Because John Frum was said to be a U.S. soldier, the worshipers sing the Star-Spangled Banner and march in mock Army combat uniforms embrazoned with “Tanna Army U.S.A.”

Anthropologists call this phenomenon a “cargo cult.” It was a more common sight in isolated Southern Pacific, which had seen sudden encounters with Americans, Japanese and Europeans during World War II and thereafter.

The more sophisticated people in a more “civilized” part of the world, like we, tend to laugh this off as an infantile imagination of a “primitive” people.
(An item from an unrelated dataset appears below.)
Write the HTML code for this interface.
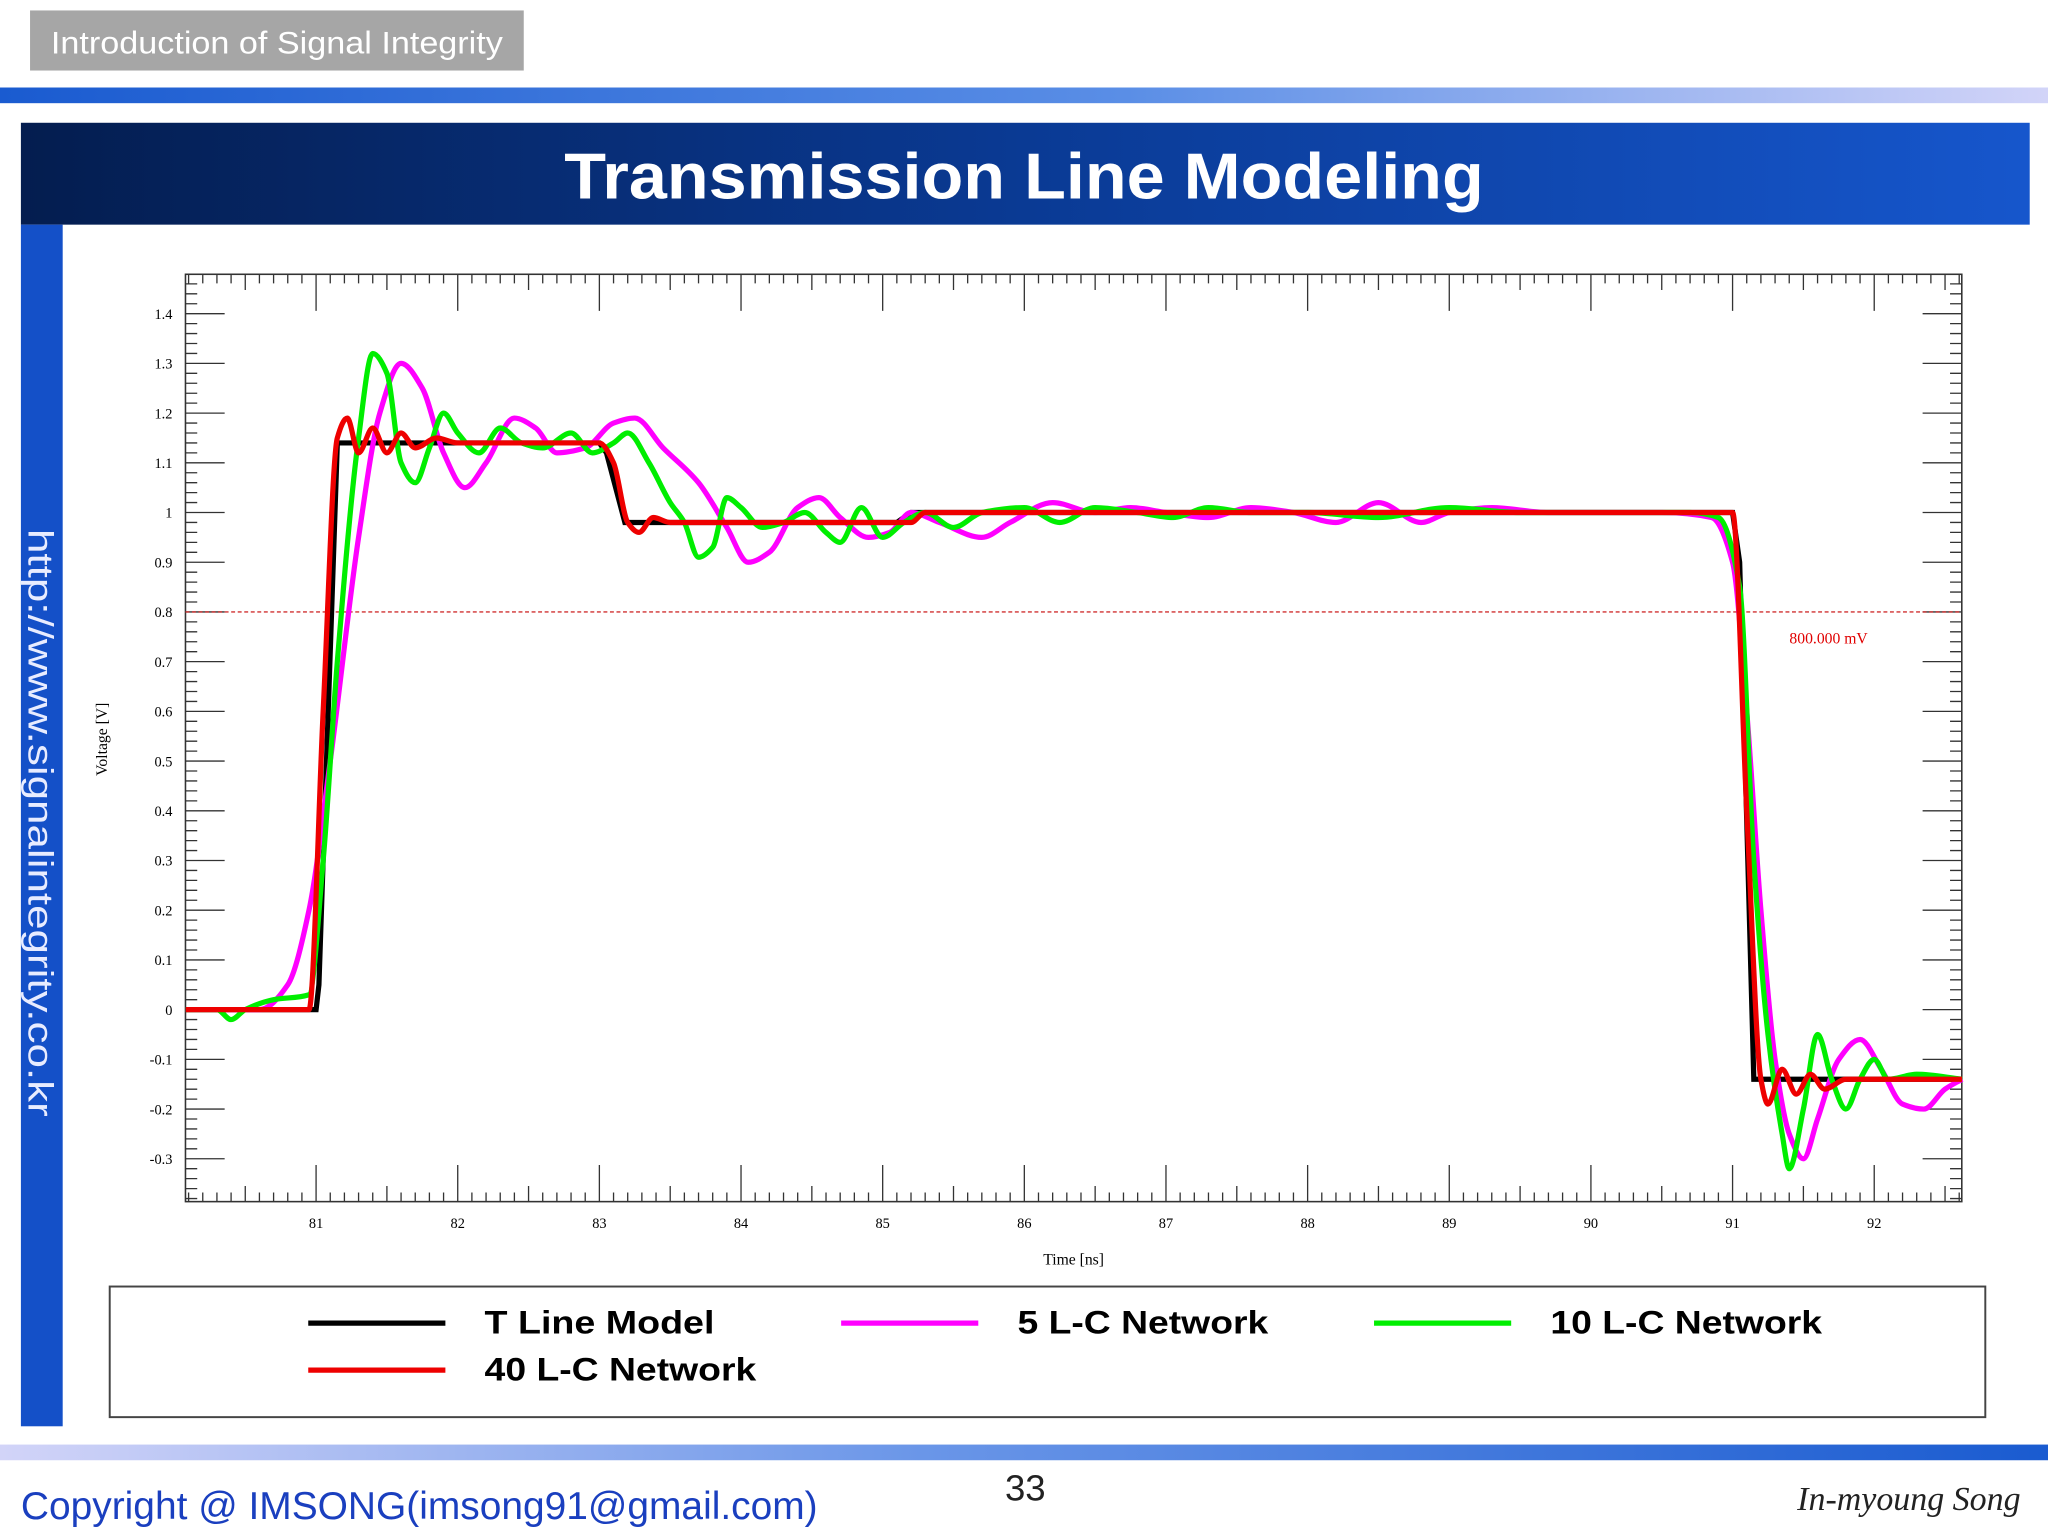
<!DOCTYPE html>
<html><head><meta charset="utf-8"><style>
html,body{margin:0;padding:0;background:#fff;overflow:hidden}
svg{display:block}
</style></head><body>
<svg id="page" width="2048" height="1536" viewBox="0 0 1568 1176" xmlns="http://www.w3.org/2000/svg" font-family="Liberation Sans, sans-serif">
<defs>
<linearGradient id="topbar" x1="0" x2="1"><stop offset="0" stop-color="#1a5bd0"/><stop offset="0.55" stop-color="#5a8ee6"/><stop offset="1" stop-color="#d2d4f8"/></linearGradient>
<linearGradient id="botbar" x1="0" x2="1"><stop offset="0" stop-color="#d2d4f8"/><stop offset="0.45" stop-color="#6a96e8"/><stop offset="1" stop-color="#1a5bd0"/></linearGradient>
<linearGradient id="titlebg" x1="0" x2="1"><stop offset="0" stop-color="#041d4f"/><stop offset="0.5" stop-color="#0a3a94"/><stop offset="1" stop-color="#1656cc"/></linearGradient>
</defs>
<rect width="1568" height="1176" fill="#fff"/>
<rect x="23" y="8" width="378" height="46" fill="#a6a6a6"/>
<text x="39" y="41" font-size="24" fill="#fff" textLength="346" lengthAdjust="spacingAndGlyphs">Introduction of Signal Integrity</text>
<rect x="0" y="67" width="1568" height="12" fill="url(#topbar)"/>
<rect x="16" y="94" width="1538" height="78" fill="url(#titlebg)"/>
<text x="432" y="152" font-size="50" font-weight="bold" fill="#fff" textLength="704" lengthAdjust="spacingAndGlyphs">Transmission Line Modeling</text>
<rect x="16" y="172" width="32" height="920" fill="#1450c8"/>
<text transform="translate(22,405) rotate(90)" font-size="27" fill="#e8ecff" textLength="450" lengthAdjust="spacingAndGlyphs">http://www.signalintegrity.co.kr</text>
<rect x="0" y="1106" width="1568" height="12" fill="url(#botbar)"/>
<text x="16" y="1163" font-size="30" fill="#1a3fbf" textLength="610" lengthAdjust="spacingAndGlyphs">Copyright @ IMSONG(imsong91@gmail.com)</text>
<text x="785" y="1149" font-size="28" fill="#222" text-anchor="middle">33</text>
<text x="1547" y="1156" font-size="26" font-style="italic" font-family="Liberation Serif, serif" fill="#222" text-anchor="end">In-myoung Song</text>
<g id="chart"></g>
<g>
<rect x="84" y="985" width="1436" height="100" fill="#fff" stroke="#444" stroke-width="1.5"/>
<g><line x1="236" y1="1013" x2="341" y2="1013" stroke="#000" stroke-width="4"/><text x="371" y="1021" font-size="25" font-weight="bold" textLength="176" lengthAdjust="spacingAndGlyphs">T Line Model</text></g>
<g><line x1="644" y1="1013" x2="749" y2="1013" stroke="#ff00ff" stroke-width="4"/><text x="779" y="1021" font-size="25" font-weight="bold" textLength="192" lengthAdjust="spacingAndGlyphs">5 L-C Network</text></g>
<g><line x1="1052" y1="1013" x2="1157" y2="1013" stroke="#00ee00" stroke-width="4"/><text x="1187" y="1021" font-size="25" font-weight="bold" textLength="208" lengthAdjust="spacingAndGlyphs">10 L-C Network</text></g>
<g><line x1="236" y1="1049" x2="341" y2="1049" stroke="#ee0000" stroke-width="4"/><text x="371" y="1057" font-size="25" font-weight="bold" textLength="208" lengthAdjust="spacingAndGlyphs">40 L-C Network</text></g>
</g>
</svg>
<script>
const xTicks=[81,82,83,84,85,86,87,88,89,90,91,92];
const yTicks=[-0.3,-0.2,-0.1,0,0.1,0.2,0.3,0.4,0.5,0.6,0.7,0.8,0.9,1,1.1,1.2,1.3,1.4];
const refLevel=0.8;
const tlineT=[80.08,81.0,81.02,81.15,83.0,83.05,83.18,85.1,85.2,91.0,91.05,91.15,92.62];
const tlineV=[0,0,0.05,1.14,1.14,1.12,0.98,0.98,1.0,1.0,0.9,-0.14,-0.14];
const lc40T=[80.08,80.95,81.05,81.15,81.22,81.3,81.4,81.5,81.6,81.7,81.85,82,83.0,83.1,83.2,83.28,83.38,83.5,84,85.2,85.3,91.0,91.1,91.2,91.25,91.35,91.45,91.55,91.65,91.8,92.62];
const lc40V=[0,0,0.6,1.15,1.19,1.12,1.17,1.12,1.16,1.13,1.15,1.14,1.14,1.1,0.98,0.96,0.99,0.98,0.98,0.98,1.0,1.0,0.4,-0.14,-0.19,-0.12,-0.17,-0.13,-0.16,-0.14,-0.14];
const lc5T=[80.08,80.6,80.8,80.95,81.1,81.3,81.45,81.6,81.75,81.9,82.05,82.2,82.4,82.55,82.7,82.9,83.1,83.25,83.45,83.7,83.9,84.05,84.2,84.4,84.55,84.7,84.9,85.05,85.2,85.4,85.7,85.9,86.2,86.5,86.75,87.0,87.3,87.6,87.9,88.2,88.5,88.8,89.0,89.3,89.7,90.5,90.85,91.0,91.1,91.2,91.3,91.4,91.5,91.6,91.75,91.9,92.05,92.2,92.35,92.5,92.62];
const lc5V=[0,0,0.05,0.2,0.5,0.95,1.2,1.3,1.25,1.12,1.05,1.1,1.19,1.17,1.12,1.13,1.18,1.19,1.13,1.06,0.97,0.9,0.92,1.01,1.03,0.99,0.95,0.96,1.0,0.98,0.95,0.98,1.02,1.0,1.01,1.0,0.99,1.01,1.0,0.98,1.02,0.98,1.0,1.01,1.0,1.0,0.99,0.9,0.6,0.2,-0.1,-0.25,-0.3,-0.22,-0.1,-0.06,-0.12,-0.19,-0.2,-0.16,-0.14];
const lc10T=[80.08,80.3,80.4,80.5,80.7,80.95,81.05,81.15,81.3,81.4,81.5,81.6,81.7,81.8,81.9,82.0,82.15,82.3,82.45,82.6,82.8,82.95,83.1,83.2,83.35,83.5,83.6,83.7,83.8,83.9,84.0,84.15,84.3,84.45,84.6,84.7,84.85,85.0,85.15,85.3,85.5,85.7,86.0,86.25,86.5,86.8,87.05,87.3,87.6,88.0,88.5,89.0,89.5,90.0,90.7,90.9,91.05,91.15,91.25,91.35,91.4,91.5,91.6,91.7,91.8,91.9,92.0,92.1,92.3,92.62];
const lc10V=[0,0,-0.02,0,0.02,0.03,0.3,0.7,1.15,1.32,1.28,1.1,1.06,1.13,1.2,1.16,1.12,1.17,1.14,1.13,1.16,1.12,1.14,1.16,1.1,1.02,0.98,0.91,0.93,1.03,1.01,0.97,0.98,1.0,0.96,0.94,1.01,0.95,0.98,1.0,0.97,1.0,1.01,0.98,1.01,1.0,0.99,1.01,1.0,1.0,0.99,1.01,1.0,1.0,1.0,0.99,0.85,0.3,-0.05,-0.25,-0.32,-0.2,-0.05,-0.14,-0.2,-0.14,-0.1,-0.14,-0.13,-0.14];

const NS='http://www.w3.org/2000/svg';
const L=142,R=1502,T=210,B=920;
const X0=81,XPX=108.45,Y0=0,YPX=380.6;
const xs=t=>242+(t-X0)*XPX;
const ys=v=>773-(v-Y0)*YPX;
const g=document.getElementById('chart');
function mk(tag,attrs){const e=document.createElementNS(NS,tag);for(const k in attrs)e.setAttribute(k,attrs[k]);g.appendChild(e);return e;}
const frame=mk('rect',{x:L,y:T,width:R-L,height:B-T,fill:'#fff',stroke:'#333','stroke-width':1.2});


let tk='';
const tmin=(L-242)/XPX+X0,tmax=(R-242)/XPX+X0;
for(let i=Math.ceil(tmin*10);i<=Math.floor(tmax*10);i++){const x=xs(i/10);const maj=i%10===0;const len=maj?28:(i%5===0?12:7);tk+=`M${x} ${T}v${len}M${x} ${B}v${-len}`;}
const vlo=(773-B)/YPX,vhi=(773-T)/YPX;
for(let i=Math.ceil(vlo*50);i<=Math.floor(vhi*50);i++){const y=ys(i/50);const maj=i%5===0;const len=maj?30:9;tk+=`M${L} ${y}h${len}M${R} ${y}h${-len}`;}
const ticks=mk('path',{d:tk,stroke:'#333','stroke-width':1,fill:'none'});


xTicks.forEach(t=>{const e=mk('text',{x:xs(t),y:940,'font-size':11,'text-anchor':'middle','font-family':'Liberation Serif, serif'});e.textContent=t;

});
yTicks.forEach(v=>{const e=mk('text',{x:132,y:ys(v)+4,'font-size':11,'text-anchor':'end','font-family':'Liberation Serif, serif'});e.textContent=String(Math.round(v*10)/10);

});
const xt=mk('text',{x:822,y:968,'font-size':12,'text-anchor':'middle','font-family':'Liberation Serif, serif'});xt.textContent='Time [ns]';


const yt=mk('text',{transform:'translate(82,566) rotate(-90)','font-size':12,'text-anchor':'middle','font-family':'Liberation Serif, serif'});yt.textContent='Voltage [V]';


const ref=mk('line',{x1:L,x2:R,y1:ys(refLevel),y2:ys(refLevel),stroke:'#d03030','stroke-width':1,'stroke-dasharray':'3,2'});


const rl=mk('text',{x:1400,y:ys(refLevel)+24,'font-size':12,fill:'#e00000','text-anchor':'middle','font-family':'Liberation Serif, serif'});rl.textContent=(refLevel*1000).toFixed(3)+' mV';


// monotone cubic (Fritsch-Carlson) in x
function smooth(T_,V_){const p=T_.map((t,i)=>[xs(t),ys(V_[i])]);const n=p.length;const d=[],m=new Array(n);
for(let i=0;i<n-1;i++)d.push((p[i+1][1]-p[i][1])/(p[i+1][0]-p[i][0]));
m[0]=d[0];m[n-1]=d[n-2];
for(let i=1;i<n-1;i++){if(d[i-1]*d[i]<=0)m[i]=0;else{const h0=p[i][0]-p[i-1][0],h1=p[i+1][0]-p[i][0];const w1=2*h1+h0,w2=h1+2*h0;m[i]=(w1+w2)/(w1/d[i-1]+w2/d[i]);}}
let s=`M${p[0][0]} ${p[0][1]}`;
for(let i=0;i<n-1;i++){const h=(p[i+1][0]-p[i][0])/3;s+=`C${p[i][0]+h} ${p[i][1]+m[i]*h},${p[i+1][0]-h} ${p[i+1][1]-m[i+1]*h},${p[i+1][0]} ${p[i+1][1]}`;}
return s;}
function linear(T_,V_){return T_.map((t,i)=>(i?'L':'M')+xs(t)+' '+ys(V_[i])).join('');}
const s1=mk('path',{d:linear(tlineT,tlineV),stroke:'#000','stroke-width':4,fill:'none'});


const s2=mk('path',{d:smooth(lc5T,lc5V),stroke:'#ff00ff','stroke-width':4,fill:'none'});


const s3=mk('path',{d:smooth(lc10T,lc10V),stroke:'#00ee00','stroke-width':4,fill:'none'});


const s4=mk('path',{d:smooth(lc40T,lc40V),stroke:'#ee0000','stroke-width':4,fill:'none'});


</script>
</body></html>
But the phenomenon of cargo cults gives us a moment to pause and think. From time to time, many prophets were raised and perhaps not as many, but several, incarnations of God appeared in different places. If a follower of one incarnation begins to think his or hers is the only, first and one incarnation of the true God, a somewhat more sophisticated, but nonetheless similar, cult would develop into a full-fledged religion.

While it is not my intent to call some of the world’s major religions, including Christianity, “cargo cults,” I feel that sometimes the Church places too much focus on the “historic Jesus” bound in the first century Jewish and Greco-Roman contexts, at the expense of the spirit of the Gospel teachings and the eternal truth behind the Gospel and the one who is the main subject of the Gospel.

Even in the first century, a careful reading of the four Gospels and the book of Acts reveals two distinct Christs, one Jewish and other Greco-Roman. The former is presented as the Jewish messiah sent by the God of Israel, of Abraham, Isaac and Jacob, while the latter presented as the son of the Unknown God of the universe.

So this brings us to a question: what is essential, and what is the “cargo”? Is it the Messenger? Or the Message?